The current call does not have a clear enforcement mechanism. It simply calls for a declaration of assets to be submitted to the OPC. If this is to work, there is need for an Assets Declaration Unit which has the capacity to carry out audits and verification of the declarations and to carry out investigations where there are grey areas or discrepancies. This mechanism must be able to enforce sanctions against offenders working alongside other law enforcement agencies such as the Anti-Corruption Commission, the police and the National Prosecuting Authority.
Declaration of gifts
The assets declaration policy would be more complete if it also includes the declaration of gifts received by public officers. Corruption and bribery offences are often conveyed through “gifts” from interested parties. The definition of gifts in this context is wide enough to include goods and services rendered or any perks given to public officers by any person. There must be a clear requirement at law to ensure that public officers declare the gifts they receive, even if they don’t have to give them up. This would enhance the levels of transparency in the public sector.

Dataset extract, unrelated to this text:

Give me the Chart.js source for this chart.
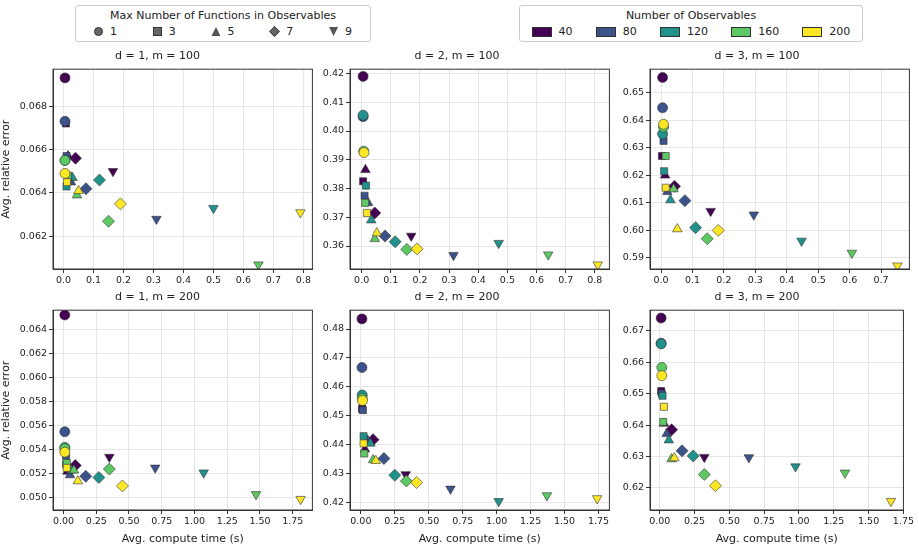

This was a quick assessment of the policy directive on asset declarations by the OPC. In principle, the policy represents a good idea. However, the design is weak and contains too many loopholes. In this article, I have identified the more apparent weaknesses and suggested means of plugging the holes. To work effectively, this policy must be anchored in a specific law. The definitions and penalties for non-compliance must be clear. Above all, care must be taken to ensure that this noble idea does not become a mere act of symbolism.